» **SET PROBLEM**
Return, word for word, every line that follows.

» **DATA**
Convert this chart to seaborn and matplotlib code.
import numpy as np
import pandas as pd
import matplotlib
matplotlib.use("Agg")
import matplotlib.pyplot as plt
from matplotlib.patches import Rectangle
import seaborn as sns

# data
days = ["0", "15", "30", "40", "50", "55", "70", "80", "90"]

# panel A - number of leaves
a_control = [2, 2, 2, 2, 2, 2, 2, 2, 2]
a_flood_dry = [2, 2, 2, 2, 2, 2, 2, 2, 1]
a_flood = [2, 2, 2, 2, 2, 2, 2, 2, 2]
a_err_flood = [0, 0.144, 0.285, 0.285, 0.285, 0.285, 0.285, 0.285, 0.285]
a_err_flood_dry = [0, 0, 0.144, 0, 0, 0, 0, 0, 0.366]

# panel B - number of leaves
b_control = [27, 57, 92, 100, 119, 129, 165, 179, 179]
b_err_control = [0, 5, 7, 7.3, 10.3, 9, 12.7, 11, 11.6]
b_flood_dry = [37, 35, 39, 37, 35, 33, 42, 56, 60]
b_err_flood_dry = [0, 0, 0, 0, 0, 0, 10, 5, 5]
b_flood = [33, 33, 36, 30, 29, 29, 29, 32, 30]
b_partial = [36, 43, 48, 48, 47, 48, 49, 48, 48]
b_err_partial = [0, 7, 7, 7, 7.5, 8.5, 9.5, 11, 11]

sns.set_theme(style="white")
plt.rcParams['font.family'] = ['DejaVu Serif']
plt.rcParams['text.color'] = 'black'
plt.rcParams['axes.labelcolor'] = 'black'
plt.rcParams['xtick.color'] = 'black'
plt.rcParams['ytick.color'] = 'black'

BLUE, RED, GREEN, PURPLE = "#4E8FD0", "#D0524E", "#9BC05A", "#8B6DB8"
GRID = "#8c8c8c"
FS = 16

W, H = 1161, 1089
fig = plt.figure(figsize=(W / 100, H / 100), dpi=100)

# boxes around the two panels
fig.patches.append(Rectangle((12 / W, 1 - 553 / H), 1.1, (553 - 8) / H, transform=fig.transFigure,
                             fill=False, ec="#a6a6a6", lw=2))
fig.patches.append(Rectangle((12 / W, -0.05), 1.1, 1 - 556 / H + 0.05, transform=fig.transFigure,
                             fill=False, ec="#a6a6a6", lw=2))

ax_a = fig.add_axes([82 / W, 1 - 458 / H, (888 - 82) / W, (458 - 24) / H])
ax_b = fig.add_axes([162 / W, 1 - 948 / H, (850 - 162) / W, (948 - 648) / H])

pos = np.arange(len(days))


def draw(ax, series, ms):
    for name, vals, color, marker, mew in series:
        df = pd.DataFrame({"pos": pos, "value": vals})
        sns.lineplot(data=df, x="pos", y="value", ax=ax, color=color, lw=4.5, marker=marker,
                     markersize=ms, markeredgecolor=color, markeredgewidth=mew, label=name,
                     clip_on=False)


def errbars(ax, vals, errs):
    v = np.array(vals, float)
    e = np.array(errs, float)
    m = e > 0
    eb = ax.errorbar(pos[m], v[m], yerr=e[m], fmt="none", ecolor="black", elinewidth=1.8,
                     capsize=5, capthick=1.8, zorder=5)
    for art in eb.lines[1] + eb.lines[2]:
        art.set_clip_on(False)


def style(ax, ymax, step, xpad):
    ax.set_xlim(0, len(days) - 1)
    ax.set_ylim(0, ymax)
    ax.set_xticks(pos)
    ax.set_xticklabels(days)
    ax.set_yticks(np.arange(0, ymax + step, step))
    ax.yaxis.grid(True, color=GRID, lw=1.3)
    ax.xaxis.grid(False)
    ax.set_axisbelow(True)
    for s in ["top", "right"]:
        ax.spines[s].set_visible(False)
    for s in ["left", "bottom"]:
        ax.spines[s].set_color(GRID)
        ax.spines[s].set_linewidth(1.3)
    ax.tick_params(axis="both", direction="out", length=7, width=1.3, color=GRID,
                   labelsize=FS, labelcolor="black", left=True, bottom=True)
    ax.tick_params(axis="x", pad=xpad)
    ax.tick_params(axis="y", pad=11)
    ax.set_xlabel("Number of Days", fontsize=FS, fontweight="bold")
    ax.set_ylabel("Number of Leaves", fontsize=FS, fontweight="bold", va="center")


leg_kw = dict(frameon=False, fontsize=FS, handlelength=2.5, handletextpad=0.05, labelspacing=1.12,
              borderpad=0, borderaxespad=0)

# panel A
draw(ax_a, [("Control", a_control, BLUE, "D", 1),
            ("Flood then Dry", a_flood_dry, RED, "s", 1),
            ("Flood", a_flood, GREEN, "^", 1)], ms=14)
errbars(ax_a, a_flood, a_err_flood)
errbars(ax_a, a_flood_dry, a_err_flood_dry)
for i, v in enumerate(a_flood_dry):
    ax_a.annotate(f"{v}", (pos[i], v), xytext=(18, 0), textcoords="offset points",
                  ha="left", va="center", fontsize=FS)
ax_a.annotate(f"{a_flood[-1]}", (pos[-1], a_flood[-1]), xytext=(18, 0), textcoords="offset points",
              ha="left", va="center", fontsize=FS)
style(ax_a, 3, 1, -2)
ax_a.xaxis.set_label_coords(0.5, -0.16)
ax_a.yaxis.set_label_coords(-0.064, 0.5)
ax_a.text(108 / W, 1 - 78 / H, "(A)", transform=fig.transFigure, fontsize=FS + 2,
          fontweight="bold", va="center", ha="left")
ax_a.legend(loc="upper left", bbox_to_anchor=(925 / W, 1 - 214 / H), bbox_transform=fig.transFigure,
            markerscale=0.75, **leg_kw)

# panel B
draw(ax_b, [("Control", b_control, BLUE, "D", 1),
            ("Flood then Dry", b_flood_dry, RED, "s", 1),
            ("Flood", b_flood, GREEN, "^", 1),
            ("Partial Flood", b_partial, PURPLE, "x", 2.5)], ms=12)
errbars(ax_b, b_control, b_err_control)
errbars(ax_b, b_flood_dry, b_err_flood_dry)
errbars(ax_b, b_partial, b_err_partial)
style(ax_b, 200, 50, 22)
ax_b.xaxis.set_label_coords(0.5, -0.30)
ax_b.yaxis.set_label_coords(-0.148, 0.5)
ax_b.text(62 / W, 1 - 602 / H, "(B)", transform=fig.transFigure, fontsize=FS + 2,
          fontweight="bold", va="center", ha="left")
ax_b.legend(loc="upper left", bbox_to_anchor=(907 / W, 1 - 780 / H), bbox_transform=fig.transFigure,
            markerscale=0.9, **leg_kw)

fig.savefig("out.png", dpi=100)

» **EXERCISE ANSWER**
Convert this chart to seaborn and matplotlib code.
import numpy as np
import pandas as pd
import matplotlib
matplotlib.use("Agg")
import matplotlib.pyplot as plt
from matplotlib.patches import Rectangle
import seaborn as sns

# data
days = ["0", "15", "30", "40", "50", "55", "70", "80", "90"]

# panel A - number of leaves
a_control = [2, 2, 2, 2, 2, 2, 2, 2, 2]
a_flood_dry = [2, 2, 2, 2, 2, 2, 2, 2, 1]
a_flood = [2, 2, 2, 2, 2, 2, 2, 2, 2]
a_err_flood = [0, 0.144, 0.285, 0.285, 0.285, 0.285, 0.285, 0.285, 0.285]
a_err_flood_dry = [0, 0, 0.144, 0, 0, 0, 0, 0, 0.366]

# panel B - number of leaves
b_control = [27, 57, 92, 100, 119, 129, 165, 179, 179]
b_err_control = [0, 5, 7, 7.3, 10.3, 9, 12.7, 11, 11.6]
b_flood_dry = [37, 35, 39, 37, 35, 33, 42, 56, 60]
b_err_flood_dry = [0, 0, 0, 0, 0, 0, 10, 5, 5]
b_flood = [33, 33, 36, 30, 29, 29, 29, 32, 30]
b_partial = [36, 43, 48, 48, 47, 48, 49, 48, 48]
b_err_partial = [0, 7, 7, 7, 7.5, 8.5, 9.5, 11, 11]

sns.set_theme(style="white")
plt.rcParams['font.family'] = ['DejaVu Serif']
plt.rcParams['text.color'] = 'black'
plt.rcParams['axes.labelcolor'] = 'black'
plt.rcParams['xtick.color'] = 'black'
plt.rcParams['ytick.color'] = 'black'

BLUE, RED, GREEN, PURPLE = "#4E8FD0", "#D0524E", "#9BC05A", "#8B6DB8"
GRID = "#8c8c8c"
FS = 16

W, H = 1161, 1089
fig = plt.figure(figsize=(W / 100, H / 100), dpi=100)

# boxes around the two panels
fig.patches.append(Rectangle((12 / W, 1 - 553 / H), 1.1, (553 - 8) / H, transform=fig.transFigure,
                             fill=False, ec="#a6a6a6", lw=2))
fig.patches.append(Rectangle((12 / W, -0.05), 1.1, 1 - 556 / H + 0.05, transform=fig.transFigure,
                             fill=False, ec="#a6a6a6", lw=2))

ax_a = fig.add_axes([82 / W, 1 - 458 / H, (888 - 82) / W, (458 - 24) / H])
ax_b = fig.add_axes([162 / W, 1 - 948 / H, (850 - 162) / W, (948 - 648) / H])

pos = np.arange(len(days))


def draw(ax, series, ms):
    for name, vals, color, marker, mew in series:
        df = pd.DataFrame({"pos": pos, "value": vals})
        sns.lineplot(data=df, x="pos", y="value", ax=ax, color=color, lw=4.5, marker=marker,
                     markersize=ms, markeredgecolor=color, markeredgewidth=mew, label=name,
                     clip_on=False)


def errbars(ax, vals, errs):
    v = np.array(vals, float)
    e = np.array(errs, float)
    m = e > 0
    eb = ax.errorbar(pos[m], v[m], yerr=e[m], fmt="none", ecolor="black", elinewidth=1.8,
                     capsize=5, capthick=1.8, zorder=5)
    for art in eb.lines[1] + eb.lines[2]:
        art.set_clip_on(False)


def style(ax, ymax, step, xpad):
    ax.set_xlim(0, len(days) - 1)
    ax.set_ylim(0, ymax)
    ax.set_xticks(pos)
    ax.set_xticklabels(days)
    ax.set_yticks(np.arange(0, ymax + step, step))
    ax.yaxis.grid(True, color=GRID, lw=1.3)
    ax.xaxis.grid(False)
    ax.set_axisbelow(True)
    for s in ["top", "right"]:
        ax.spines[s].set_visible(False)
    for s in ["left", "bottom"]:
        ax.spines[s].set_color(GRID)
        ax.spines[s].set_linewidth(1.3)
    ax.tick_params(axis="both", direction="out", length=7, width=1.3, color=GRID,
                   labelsize=FS, labelcolor="black", left=True, bottom=True)
    ax.tick_params(axis="x", pad=xpad)
    ax.tick_params(axis="y", pad=11)
    ax.set_xlabel("Number of Days", fontsize=FS, fontweight="bold")
    ax.set_ylabel("Number of Leaves", fontsize=FS, fontweight="bold", va="center")


leg_kw = dict(frameon=False, fontsize=FS, handlelength=2.5, handletextpad=0.05, labelspacing=1.12,
              borderpad=0, borderaxespad=0)

# panel A
draw(ax_a, [("Control", a_control, BLUE, "D", 1),
            ("Flood then Dry", a_flood_dry, RED, "s", 1),
            ("Flood", a_flood, GREEN, "^", 1)], ms=14)
errbars(ax_a, a_flood, a_err_flood)
errbars(ax_a, a_flood_dry, a_err_flood_dry)
for i, v in enumerate(a_flood_dry):
    ax_a.annotate(f"{v}", (pos[i], v), xytext=(18, 0), textcoords="offset points",
                  ha="left", va="center", fontsize=FS)
ax_a.annotate(f"{a_flood[-1]}", (pos[-1], a_flood[-1]), xytext=(18, 0), textcoords="offset points",
              ha="left", va="center", fontsize=FS)
style(ax_a, 3, 1, -2)
ax_a.xaxis.set_label_coords(0.5, -0.16)
ax_a.yaxis.set_label_coords(-0.064, 0.5)
ax_a.text(108 / W, 1 - 78 / H, "(A)", transform=fig.transFigure, fontsize=FS + 2,
          fontweight="bold", va="center", ha="left")
ax_a.legend(loc="upper left", bbox_to_anchor=(925 / W, 1 - 214 / H), bbox_transform=fig.transFigure,
            markerscale=0.75, **leg_kw)

# panel B
draw(ax_b, [("Control", b_control, BLUE, "D", 1),
            ("Flood then Dry", b_flood_dry, RED, "s", 1),
            ("Flood", b_flood, GREEN, "^", 1),
            ("Partial Flood", b_partial, PURPLE, "x", 2.5)], ms=12)
errbars(ax_b, b_control, b_err_control)
errbars(ax_b, b_flood_dry, b_err_flood_dry)
errbars(ax_b, b_partial, b_err_partial)
style(ax_b, 200, 50, 22)
ax_b.xaxis.set_label_coords(0.5, -0.30)
ax_b.yaxis.set_label_coords(-0.148, 0.5)
ax_b.text(62 / W, 1 - 602 / H, "(B)", transform=fig.transFigure, fontsize=FS + 2,
          fontweight="bold", va="center", ha="left")
ax_b.legend(loc="upper left", bbox_to_anchor=(907 / W, 1 - 780 / H), bbox_transform=fig.transFigure,
            markerscale=0.9, **leg_kw)

fig.savefig("out.png", dpi=100)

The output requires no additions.